-- Source material --

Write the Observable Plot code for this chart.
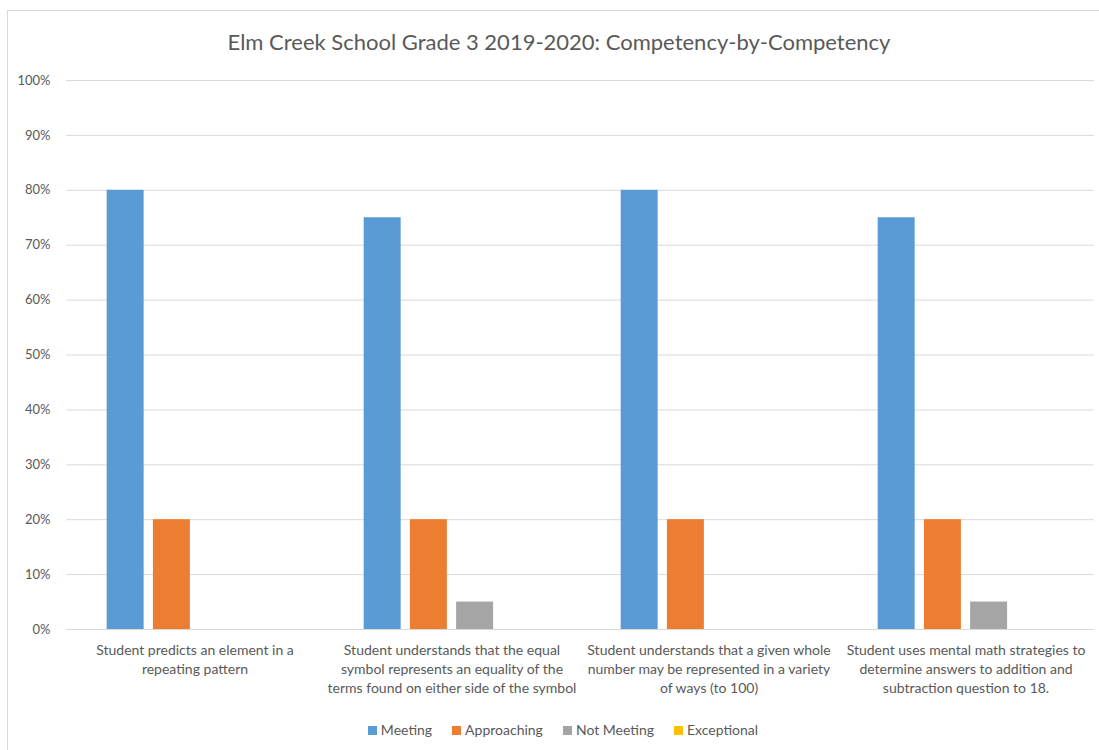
<!DOCTYPE html>
<html>
<head>
<meta charset="utf-8">
<script src="https://cdn.jsdelivr.net/npm/d3@7"></script>
<script src="https://cdn.jsdelivr.net/npm/@observablehq/plot@0.6"></script>
<style>
  html, body { margin: 0; padding: 0; background: #fff; }
  body { width: 1099px; height: 750px; position: relative; overflow: hidden; font-family: Lato, "Open Sans", sans-serif; }
  #frame { position: absolute; left: 7px; top: 10px; width: 1092px; height: 740px; border-top: 1px solid #d9d9d9; border-left: 1px solid #d9d9d9; box-sizing: border-box; }
  #title { position: absolute; left: 0; top: 28px; width: 1118px; text-align: center; font-size: 22px; line-height: 28px; color: #595959; }
  #chart { position: absolute; left: 0; top: 60px; }
  #legend { position: absolute; left: 0; top: 720px; width: 1126px; display: flex; justify-content: center; gap: 20px; font-size: 14px; color: #595959; line-height: 20px; }
  .item { display: flex; align-items: center; gap: 4px; }
  .sw { width: 9px; height: 9px; display: inline-block; }
</style>
</head>
<body>
<div id="frame"></div>
<div id="title">Elm Creek School Grade 3 2019-2020: Competency-by-Competency</div>
<div id="chart"></div>
<div id="legend"></div>
<script>
const categories = [
  "Student predicts an element in a repeating pattern",
  "Student understands that the equal symbol represents an equality of the terms found on either side of the symbol",
  "Student understands that a given whole number may be represented in a variety of ways (to 100)",
  "Student uses mental math strategies to determine answers to addition and subtraction question to 18."
];
const categoryLines = [
  ["Student predicts an element in a", "repeating pattern"],
  ["Student understands that the equal", "symbol represents an equality of the", "terms found on either side of the symbol"],
  ["Student understands that a given whole", "number may be represented in a variety", "of ways (to 100)"],
  ["Student uses mental math strategies to", "determine answers to addition and", "subtraction question to 18."]
];
const series = ["Meeting", "Approaching", "Not Meeting", "Exceptional"];
const meeting = [0.80, 0.75, 0.80, 0.75];
const approaching = [0.20, 0.20, 0.20, 0.20];
const notMeeting = [0.00, 0.05, 0.00, 0.05];
const exceptional = [0.00, 0.00, 0.00, 0.00];
const colors = ["#5b9bd5", "#ed7d31", "#a5a5a5", "#ffc000"];
const yTicks = [0, 0.1, 0.2, 0.3, 0.4, 0.5, 0.6, 0.7, 0.8, 0.9, 1.0];

const seriesValues = [meeting, approaching, notMeeting, exceptional];
const rows = [];
categories.forEach((c, i) => {
  seriesValues.forEach((arr, j) => rows.push({category: c, series: series[j], value: arr[i]}));
});
const labelOf = new Map(categories.map((c, i) => [c, categoryLines[i].join("\n")]));

const chart = Plot.plot({
  width: 1099,
  height: 640,
  marginLeft: 66,
  marginRight: 5,
  marginTop: 20,
  marginBottom: 71,
  style: { fontFamily: 'Lato, "Open Sans", sans-serif', fontSize: "13px", color: "#595959", background: "transparent", overflow: "visible" },
  fx: { domain: categories, padding: 0, round: false, label: null, axis: null },
  x: { domain: series, paddingInner: 0.2, paddingOuter: 0.88, round: false, axis: null },
  y: { domain: [0, 1], label: null, axis: null },
  color: { domain: series, range: colors },
  marks: [
    Plot.gridY(yTicks, { stroke: "#d9d9d9", strokeOpacity: 1, strokeWidth: 1 }),
    Plot.axisY(yTicks, { tickSize: 0, tickPadding: 16, tickFormat: d3.format(".0%"), fill: "#595959", fontSize: 13, label: null }),
    Plot.barY(rows, { fx: "category", x: "series", y: "value", fill: "series" }),
    Plot.axisFx({ anchor: "bottom", tickSize: 0, tickPadding: 12, lineHeight: 1.36, fill: "#595959", fontSize: 14, label: null, tickFormat: c => labelOf.get(c) })
  ]
});
document.getElementById("chart").appendChild(chart);

const legend = document.getElementById("legend");
series.forEach((s, i) => {
  const item = document.createElement("div");
  item.className = "item";
  const sw = document.createElement("span");
  sw.className = "sw";
  sw.style.background = colors[i];
  const t = document.createElement("span");
  t.textContent = s;
  item.appendChild(sw);
  item.appendChild(t);
  legend.appendChild(item);
});
</script>
</body>
</html>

-- To do --
Every line of the material is to be quoted exactly, with no pictures carried over.

-- Expected output --
Write the Observable Plot code for this chart.
<!DOCTYPE html>
<html>
<head>
<meta charset="utf-8">
<script src="https://cdn.jsdelivr.net/npm/d3@7"></script>
<script src="https://cdn.jsdelivr.net/npm/@observablehq/plot@0.6"></script>
<style>
  html, body { margin: 0; padding: 0; background: #fff; }
  body { width: 1099px; height: 750px; position: relative; overflow: hidden; font-family: Lato, "Open Sans", sans-serif; }
  #frame { position: absolute; left: 7px; top: 10px; width: 1092px; height: 740px; border-top: 1px solid #d9d9d9; border-left: 1px solid #d9d9d9; box-sizing: border-box; }
  #title { position: absolute; left: 0; top: 28px; width: 1118px; text-align: center; font-size: 22px; line-height: 28px; color: #595959; }
  #chart { position: absolute; left: 0; top: 60px; }
  #legend { position: absolute; left: 0; top: 720px; width: 1126px; display: flex; justify-content: center; gap: 20px; font-size: 14px; color: #595959; line-height: 20px; }
  .item { display: flex; align-items: center; gap: 4px; }
  .sw { width: 9px; height: 9px; display: inline-block; }
</style>
</head>
<body>
<div id="frame"></div>
<div id="title">Elm Creek School Grade 3 2019-2020: Competency-by-Competency</div>
<div id="chart"></div>
<div id="legend"></div>
<script>
const categories = [
  "Student predicts an element in a repeating pattern",
  "Student understands that the equal symbol represents an equality of the terms found on either side of the symbol",
  "Student understands that a given whole number may be represented in a variety of ways (to 100)",
  "Student uses mental math strategies to determine answers to addition and subtraction question to 18."
];
const categoryLines = [
  ["Student predicts an element in a", "repeating pattern"],
  ["Student understands that the equal", "symbol represents an equality of the", "terms found on either side of the symbol"],
  ["Student understands that a given whole", "number may be represented in a variety", "of ways (to 100)"],
  ["Student uses mental math strategies to", "determine answers to addition and", "subtraction question to 18."]
];
const series = ["Meeting", "Approaching", "Not Meeting", "Exceptional"];
const meeting = [0.80, 0.75, 0.80, 0.75];
const approaching = [0.20, 0.20, 0.20, 0.20];
const notMeeting = [0.00, 0.05, 0.00, 0.05];
const exceptional = [0.00, 0.00, 0.00, 0.00];
const colors = ["#5b9bd5", "#ed7d31", "#a5a5a5", "#ffc000"];
const yTicks = [0, 0.1, 0.2, 0.3, 0.4, 0.5, 0.6, 0.7, 0.8, 0.9, 1.0];

const seriesValues = [meeting, approaching, notMeeting, exceptional];
const rows = [];
categories.forEach((c, i) => {
  seriesValues.forEach((arr, j) => rows.push({category: c, series: series[j], value: arr[i]}));
});
const labelOf = new Map(categories.map((c, i) => [c, categoryLines[i].join("\n")]));

const chart = Plot.plot({
  width: 1099,
  height: 640,
  marginLeft: 66,
  marginRight: 5,
  marginTop: 20,
  marginBottom: 71,
  style: { fontFamily: 'Lato, "Open Sans", sans-serif', fontSize: "13px", color: "#595959", background: "transparent", overflow: "visible" },
  fx: { domain: categories, padding: 0, round: false, label: null, axis: null },
  x: { domain: series, paddingInner: 0.2, paddingOuter: 0.88, round: false, axis: null },
  y: { domain: [0, 1], label: null, axis: null },
  color: { domain: series, range: colors },
  marks: [
    Plot.gridY(yTicks, { stroke: "#d9d9d9", strokeOpacity: 1, strokeWidth: 1 }),
    Plot.axisY(yTicks, { tickSize: 0, tickPadding: 16, tickFormat: d3.format(".0%"), fill: "#595959", fontSize: 13, label: null }),
    Plot.barY(rows, { fx: "category", x: "series", y: "value", fill: "series" }),
    Plot.axisFx({ anchor: "bottom", tickSize: 0, tickPadding: 12, lineHeight: 1.36, fill: "#595959", fontSize: 14, label: null, tickFormat: c => labelOf.get(c) })
  ]
});
document.getElementById("chart").appendChild(chart);

const legend = document.getElementById("legend");
series.forEach((s, i) => {
  const item = document.createElement("div");
  item.className = "item";
  const sw = document.createElement("span");
  sw.className = "sw";
  sw.style.background = colors[i];
  const t = document.createElement("span");
  t.textContent = s;
  item.appendChild(sw);
  item.appendChild(t);
  legend.appendChild(item);
});
</script>
</body>
</html>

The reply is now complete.